In a nutshell, love, death and the brutal beauty of nature. I can see something out walking, even if it’s just taking the kids to school. Sometimes without warning I might feel the pang of some emotion, or find a memory that can’t be revisited, and that also can be the germ of a poem. Dreams too. Travel always makes you see the world differently and gets me out of a creative rut. If I’m stuck for ideas, I will take a picture, anything, and make myself write almost in a stream-of-consciousness for five minutes to kick-start the process.

  1. When did you realize you wanted to write?

I have always written for work- I was a radio journalist and a Communications Officer- and there are a few un-formed novels and short stories still lurking in abandoned notebooks.

But I think the sort of beautiful melancholy of seeing life, love and emotion through eyes that are beginning to age – when you have more of an awareness of the brevity of life – that’s when I found I could express both the profound and the day-to-day with any kind of authenticity.

I also found I could best express that through poetry, though I’m certainly not abandoning fiction projects.

  1. Tell us a little bit about your writing process?

That’s kind of a hard one to explain. Certainly with poetry I’m probably not the only one to say that sometimes a poem almost seems to ‘write itself’ once I start to put down a half-constructed concept or a line of imagery that popped into my head.

I try to go for a quick walk alone most days as I find that’s where the kernel of most of my poems start from- the initial thoughts for ‘Ossify’ for example came from a walk around the cliffs of Gower, and my response to finding the corpse of a magpie inspired another poem.

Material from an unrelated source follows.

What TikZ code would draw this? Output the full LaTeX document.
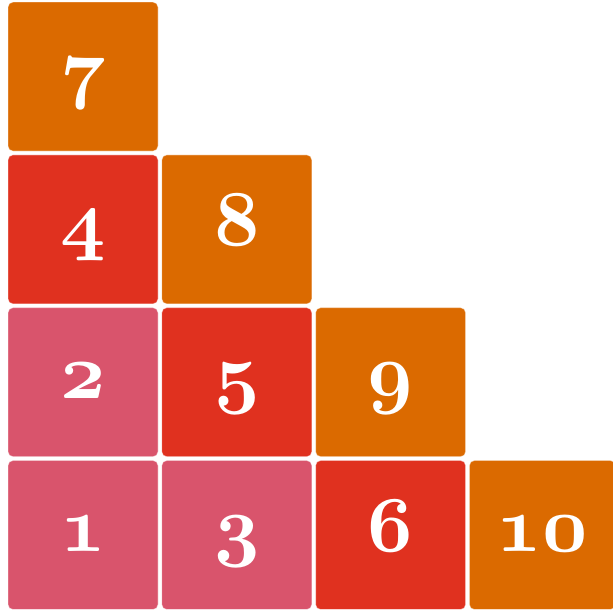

I was a broadcaster and I’ve always loved reading aloud- that is the way most poetry should be read I believe- it’s what the bards and minstrels did. Reading your work back to yourself helps you recognise if it works, if the musicality or echoes within lines are there.

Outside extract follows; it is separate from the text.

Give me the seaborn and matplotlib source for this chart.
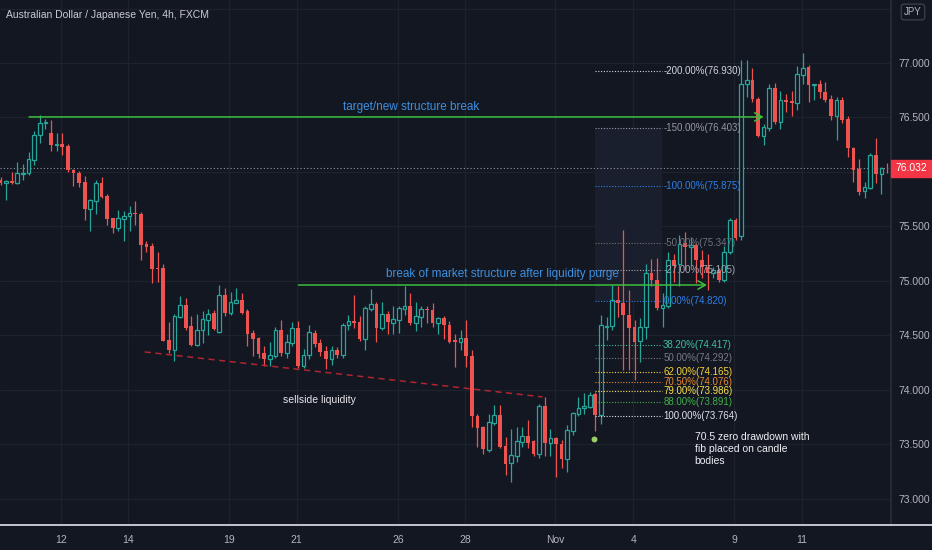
import numpy as np
import matplotlib
matplotlib.use("Agg")
import matplotlib.pyplot as plt
import seaborn as sns
from matplotlib.lines import Line2D
from matplotlib.patches import Rectangle
from matplotlib.transforms import blended_transform_factory

# =========================
# DATA (AUD/JPY 4h candles)
# =========================
opens = [75.93, 75.90, 75.92, 75.90, 75.98, 75.99, 76.11, 76.34, 76.45, 76.36,
         76.25, 76.26, 76.24, 76.02, 75.99, 75.91, 75.66, 75.73, 75.90, 75.78,
         75.58, 75.49, 75.57, 75.60, 75.62, 75.61, 75.34, 75.32, 75.12, 75.12,
         74.46, 74.37, 74.67, 74.78, 74.59, 74.41, 74.55, 74.64, 74.71, 74.53,
         74.87, 74.71, 74.80, 74.83, 74.72, 74.52, 74.48, 74.34, 74.28, 74.31,
         74.55, 74.34, 74.43, 74.57, 74.22, 74.32, 74.52, 74.43, 74.36, 74.28,
         74.37, 74.32, 74.60, 74.63, 74.62, 74.47, 74.74, 74.79, 74.57, 74.70,
         74.61, 74.64, 74.74, 74.77, 74.61, 74.67, 74.74, 74.73, 74.61, 74.66,
         74.60, 74.46, 74.44, 74.48, 74.31, 73.76, 73.66, 73.45, 73.70, 73.77,
         73.49, 73.33, 73.39, 73.52, 73.58, 73.53, 73.41, 73.85, 73.51, 73.56,
         73.50, 73.37, 73.62, 73.78, 73.83, 73.84, 73.96, 73.77, 74.58, 74.59,
         74.83, 74.80, 74.69, 74.58, 74.45, 74.58, 75.07, 75.01, 74.75, 74.77,
         75.19, 75.16, 75.35, 75.31, 75.33, 75.19, 75.13, 75.07, 75.10, 75.01,
         75.27, 75.56, 75.41, 76.81, 76.84, 76.67, 76.33, 76.40, 76.77, 76.46,
         76.66, 76.65, 76.63, 76.89, 76.96, 76.80, 76.81, 76.73, 76.67, 76.51,
         76.66, 76.49, 76.22, 76.03, 75.83, 75.85, 76.16, 75.98, 76.04]
highs = [75.95, 75.93, 76.00, 76.09, 76.07, 76.18, 76.38, 76.52, 76.49, 76.48,
         76.36, 76.36, 76.26, 76.03, 76.01, 75.96, 75.75, 75.93, 75.95, 75.80,
         75.58, 75.65, 75.64, 75.69, 75.73, 75.63, 75.37, 75.35, 75.27, 75.16,
         74.62, 74.70, 74.86, 74.84, 74.68, 74.70, 74.72, 74.74, 74.73, 74.96,
         74.94, 74.90, 74.94, 74.89, 74.74, 74.55, 74.49, 74.40, 74.44, 74.58,
         74.64, 74.51, 74.62, 74.63, 74.38, 74.60, 74.55, 74.47, 74.40, 74.40,
         74.39, 74.61, 74.69, 74.87, 74.68, 74.77, 74.93, 74.81, 74.81, 74.72,
         74.77, 74.77, 74.95, 74.89, 74.81, 74.77, 74.77, 74.80, 74.67, 74.68,
         74.63, 74.51, 74.55, 74.64, 74.37, 73.78, 73.67, 73.78, 73.86, 73.86,
         73.57, 73.64, 73.66, 73.66, 73.72, 73.54, 73.87, 73.94, 73.64, 73.57,
         73.54, 73.68, 73.80, 73.94, 73.97, 73.98, 73.98, 74.69, 74.67, 74.96,
         74.95, 75.47, 74.92, 74.64, 74.66, 75.16, 75.20, 75.21, 74.89, 75.27,
         75.25, 75.42, 75.45, 75.40, 75.35, 75.28, 75.25, 75.13, 75.12, 75.32,
         75.58, 75.58, 77.03, 77.03, 76.95, 76.69, 76.44, 76.81, 76.82, 76.74,
         76.72, 76.74, 76.97, 77.09, 76.98, 76.81, 76.84, 76.83, 76.71, 76.69,
         76.69, 76.51, 76.23, 76.12, 75.91, 76.17, 76.31, 76.05, 76.08]
lows = [75.88, 75.74, 75.89, 75.89, 75.93, 75.97, 76.06, 76.27, 76.39, 76.19,
        76.19, 76.16, 76.00, 75.87, 75.86, 75.56, 75.46, 75.61, 75.76, 75.51,
        75.44, 75.46, 75.37, 75.46, 75.51, 75.19, 75.27, 74.98, 74.99, 74.45,
        74.34, 74.27, 74.66, 74.55, 74.40, 74.40, 74.43, 74.50, 74.55, 74.52,
        74.68, 74.69, 74.80, 74.70, 74.40, 74.31, 74.29, 74.22, 74.22, 74.29,
        74.31, 74.29, 74.40, 74.20, 74.20, 74.28, 74.39, 74.31, 74.19, 74.23,
        74.29, 74.29, 74.55, 74.57, 74.45, 74.37, 74.72, 74.44, 74.55, 74.51,
        74.51, 74.52, 74.69, 74.60, 74.54, 74.58, 74.61, 74.58, 74.51, 74.47,
        74.43, 74.21, 74.37, 74.21, 73.66, 73.48, 73.41, 73.43, 73.68, 73.47,
        73.22, 73.16, 73.34, 73.48, 73.47, 73.39, 73.38, 73.39, 73.39, 73.20,
        73.28, 73.25, 73.59, 73.76, 73.78, 73.83, 73.62, 73.69, 74.46, 74.55,
        74.67, 74.18, 74.18, 74.09, 74.26, 74.47, 74.95, 74.73, 74.58, 74.75,
        74.99, 74.95, 75.10, 75.15, 74.98, 75.03, 74.92, 75.03, 74.99, 74.99,
        75.25, 75.38, 75.38, 76.69, 76.64, 76.32, 76.25, 76.38, 76.44, 76.39,
        76.55, 76.51, 76.57, 76.81, 76.64, 76.66, 76.68, 76.64, 76.48, 76.29,
        76.45, 76.14, 75.91, 75.79, 75.76, 75.84, 75.90, 75.80, 75.99]
closes = [75.90, 75.92, 75.90, 75.99, 75.99, 76.12, 76.34, 76.45, 76.46, 76.25,
          76.26, 76.23, 76.02, 75.99, 75.90, 75.66, 75.74, 75.90, 75.77, 75.57,
          75.49, 75.58, 75.60, 75.62, 75.61, 75.33, 75.31, 75.11, 75.11, 74.45,
          74.37, 74.68, 74.78, 74.57, 74.41, 74.55, 74.65, 74.70, 74.56, 74.87,
          74.71, 74.81, 74.83, 74.71, 74.51, 74.47, 74.33, 74.28, 74.32, 74.55,
          74.34, 74.44, 74.57, 74.22, 74.32, 74.53, 74.42, 74.35, 74.28, 74.37,
          74.32, 74.60, 74.63, 74.61, 74.47, 74.75, 74.79, 74.57, 74.70, 74.62,
          74.65, 74.75, 74.77, 74.61, 74.68, 74.74, 74.73, 74.61, 74.66, 74.60,
          74.44, 74.44, 74.48, 74.31, 73.76, 73.65, 73.46, 73.71, 73.77, 73.48,
          73.32, 73.40, 73.53, 73.58, 73.51, 73.41, 73.85, 73.51, 73.56, 73.50,
          73.37, 73.63, 73.79, 73.83, 73.85, 73.95, 73.77, 74.60, 74.59, 74.83,
          74.80, 74.69, 74.57, 74.44, 74.58, 75.07, 75.01, 74.75, 74.78, 75.19,
          75.15, 75.34, 75.31, 75.33, 75.19, 75.13, 75.07, 75.10, 75.01, 75.27,
          75.56, 75.39, 76.81, 76.84, 76.67, 76.33, 76.41, 76.77, 76.46, 76.66,
          76.64, 76.63, 76.90, 76.95, 76.80, 76.81, 76.73, 76.66, 76.51, 76.66,
          76.48, 76.22, 76.02, 75.82, 75.86, 76.16, 75.98, 76.04, 76.032]

day_labels = ["12", "14", "19", "21", "26", "28", "Nov", "4", "9", "11"]
day_start = [11, 23, 41, 53, 71, 83, 99, 113, 131, 143]
price_ticks = [73.0, 73.5, 74.0, 74.5, 75.0, 75.5, 76.0, 76.5, 77.0, 77.5]
# 76.000 sits under the last-price badge, 77.500 under the JPY box
hidden_ticks = [76.0, 77.5]

fib_levels = [-2.0, -1.5, -1.0, -0.5, -0.27, 0.0, 0.382, 0.5, 0.62, 0.705, 0.79, 0.88, 1.0]
fib_prices = [76.930, 76.403, 75.875, 75.347, 75.105, 74.820, 74.417, 74.292,
              74.165, 74.076, 73.986, 73.891, 73.764]
fib_colors = ["#d1d4dc", "#9598a1", "#2f7fe6", "#6f727c", "#a3a6af", "#2f7fe6",
              "#3fbf9a", "#787b86", "#f5d33b", "#e8892c", "#f9e14b", "#43b049",
              "#e0e3eb"]

last_price = 76.032
target_level = 76.505
bos_level = 74.963
sellside_x = [25.7, 96.6]
sellside_y = [74.349, 73.936]

# =========================
# STYLE
# =========================
BG = "#131722"
GRID = "#1e222d"
UP = "#26a69a"
DOWN = "#ef5350"
AXTXT = "#b2b5be"
GREEN = "#3cbf3c"
BLUE = "#3d8fe0"

sns.set_theme(
    style="dark",
    rc={
        "axes.facecolor": BG,
        "figure.facecolor": BG,
        "axes.edgecolor": GRID,
        "grid.color": GRID,
    }
)
plt.rcParams["font.family"] = ["Liberation Sans", "DejaVu Sans"]

fig = plt.figure(figsize=(9.32, 5.5), dpi=100)
ax = fig.add_axes([0, 25 / 550, 891 / 932, 525 / 550])
ax.set_facecolor(BG)

o = np.array(opens)
h = np.array(highs)
l = np.array(lows)
c = np.array(closes)
idx = np.arange(len(o))
up = c >= o

# =========================
# GRID
# =========================
ticks_x = np.array(day_start) - 0.2
for t in ticks_x:
    ax.axvline(t, color=GRID, lw=0.9, zorder=0)
for p in price_ticks:
    ax.axhline(p, color=GRID, lw=0.9, zorder=0)

# =========================
# CANDLES
# =========================
wick_colors = np.where(up, UP, DOWN)
ax.vlines(idx, l, h, colors=wick_colors, lw=0.9, zorder=2)

body_w = 0.66
dn = ~up
ax.bar(idx[dn], np.maximum(o[dn] - c[dn], 0.008), bottom=c[dn],
       width=body_w, color=DOWN, linewidth=0, zorder=3)
ax.bar(idx[up], np.maximum(c[up] - o[up], 0.008), bottom=o[up],
       width=body_w, facecolor=BG, edgecolor=UP, linewidth=0.9, zorder=3)

# =========================
# LAST PRICE LINE
# =========================
ax.axhline(last_price, color="#9598a1", lw=0.8, ls=(0, (1, 2)), zorder=1)

# =========================
# STRUCTURE LINES
# =========================
ax.annotate("", xy=(136.5, target_level), xytext=(4.6, target_level),
            arrowprops=dict(arrowstyle="->,head_length=0.45,head_width=0.25",
                            color=GREEN, lw=1.1), zorder=5)
ax.text(73.1, 76.596, "target/new structure break", color=BLUE,
        fontsize=8.5, ha="center", va="center", zorder=6)

ax.annotate("", xy=(126.4, bos_level), xytext=(52.6, bos_level),
            arrowprops=dict(arrowstyle="->,head_length=0.45,head_width=0.25",
                            color=GREEN, lw=1.1), zorder=5)
ax.text(89.5, 75.064, "break of market structure after liquidity purge",
        color=BLUE, fontsize=8.5, ha="center", va="center", zorder=6)

sns.lineplot(x=sellside_x, y=sellside_y, ax=ax, color="#b0252f",
             lw=1.1, linestyle=(0, (4, 3)), zorder=4)
ax.text(56.9, 73.908, "sellside liquidity", color="#e8e8ec",
        fontsize=7.5, ha="center", va="center", zorder=6)

# =========================
# FIB RETRACEMENT
# =========================
ax.fill_between([105.9, 117.8], 74.82, 76.403, color="#191f2c", zorder=0.5, lw=0)
for lvl, pr, col in zip(fib_levels, fib_prices, fib_colors):
    ax.hlines(pr, 105.9, 117.8, colors=col, lw=0.8, linestyles=(0, (1, 1.5)), zorder=4)
    ax.text(118.1, pr, f"{lvl * 100:.2f}%({pr:.3f})", color=col,
            fontsize=7, ha="left", va="center", zorder=6)

ax.scatter([105.7], [73.55], s=18, color="#9ccc65", zorder=6, linewidths=0)
ax.text(123.7, 73.61, "70.5 zero drawdown with\nfib placed on candle\nbodies",
        color="#f0f0f4", fontsize=7.5, ha="left", va="top", linespacing=1.25,
        zorder=6)

# =========================
# AXES
# =========================
ax.set_xlim(-0.09, 158.7)
ax.set_ylim(72.761, 77.578)
ax.set_xticks(ticks_x)
ax.set_xticklabels(day_labels)
ax.yaxis.tick_right()
ax.set_yticks(price_ticks)
ax.set_yticklabels(["" if p in hidden_ticks else f"{p:.3f}" for p in price_ticks])
ax.tick_params(axis="both", length=0, colors=AXTXT, labelsize=7.5)
ax.tick_params(axis="x", pad=7)
ax.tick_params(axis="y", pad=5)
ax.grid(False)
for side in ["top", "left", "bottom"]:
    ax.spines[side].set_visible(False)
ax.spines["right"].set_color("#2a2e39")

fig.add_artist(Line2D([0, 1], [25 / 550, 25 / 550], color="#d1d4dc",
                      lw=1.3, transform=fig.transFigure))

# current price badge
tr = blended_transform_factory(fig.transFigure, ax.transData)
fig.add_artist(Rectangle((891 / 932, last_price - 0.082), 41 / 932, 0.164,
                         transform=tr, color="#f23645", zorder=5))
fig.text(911 / 932, last_price, f"{last_price:.3f}", transform=tr,
         color="white", fontsize=7.5, ha="center", va="center", zorder=6)

fig.text(913 / 932, 1 - 12 / 550, "JPY", color=AXTXT, fontsize=7,
         ha="center", va="center", zorder=6,
         bbox=dict(boxstyle="round,pad=0.3", fc=BG, ec="#434651", lw=0.8))

fig.text(6 / 932, 1 - 15 / 550, "Australian Dollar / Japanese Yen, 4h, FXCM",
         color="#c8cbd3", fontsize=7.5, ha="left", va="center")

plt.savefig("out.png", dpi=100, facecolor=BG)
plt.close()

Some days are good and sparks fly from the metaphorical pen (‘tablet’ sounds less ‘poetic’!) and other days it’s like swimming through treacle, only less sweet.

  1. What would you say is most fulfilling about writing?

I love the sense that a poem or a piece of writing- even just a stanza or paragraph- has somehow ‘taken flight’ and become separate from you. It was your voice, then it’s there- in print, online, wherever- and it’s no longer your voice because it’s standing alone for someone else to scan their eyes over and digest in their own brain and heart with their own particular individuality in play.

  1. Does the addition of imagery help to tell your story?

The saying ‘a picture speaks a thousand words’ holds true, even when that picture is drawn through words. Imagery is essential; certainly there would be no poem in existence without it. A poem tells its story, or conveys its sense, through the application of images, like brushstrokes.

  1. What are your ambitions as a writer?

Anything and everything! I usually have a novel on the go, though sometimes my capacity for sustained attention is stretched, and every day I try and get a taste of the poetry that fills the internet, either via Spillwords or via the poetry blogging community.

I think Spillwords and similar sites have a fundamental role to play in the future of poetry; it’s both the most fluid and profound medium and as such should be the most accessible, as well as the most open to new writers with wonderfully diverse perspectives.

It hasn’t always been so and that’s why poetry sites are not only a wonderful levelling tool but are giving poetry a new surge in its evolution.

  1. Is there a poet or a writer that has influenced you? If so, in what way?

It would be crazy to have lived in Swansea for so long and have been untouched by the incredible legacy of Dylan Thomas. Wales itself has a lyrical tradition and I love the status that the Bard has here.

I have always been interested in ancient peoples, particularly around the Western fringes of the UK and have recently finished a book by a brilliant writer, Philip Marsden called ‘Rising Ground’ which explores the relationship between culture and landscape with a focus on my home of Cornwall. I think some of these ideas may creep in to my subsequent work.

  1. What are your ambitions as a writer?

I have a collection which I’m set to work with a designer on packaging and marketing in a unique way. I want to continue sharing at open mic nights – we are lucky to have at least two really well established ones here in Swansea, and sharing my work on the Spillwords platform.

As I love reading aloud, or ‘acting out’ a poem, I’m also going to more around podcasts and my YouTube channel- though being technically backward makes that process slower!.

I said a while ago that poetry is having a renaissance in the public sphere- even advertising executives are using solid poems to sell- but still many excellent poets and writers aren’t quite there reaching a wide audience that isn’t just an audience of other writers. So I have a few ideas for collaboration with other writers and artists in mind to address that.

I also want to return to a few short stories that are reproaching me from their notebooks.

In the end making a few quid is nice, but I don’t expect to become a millionaire!

  1. Is there anything else you would like to add?

I think I’ve probably said rather too much as it is! Thank you Spillwords for the opportunity to share my poems and ideas.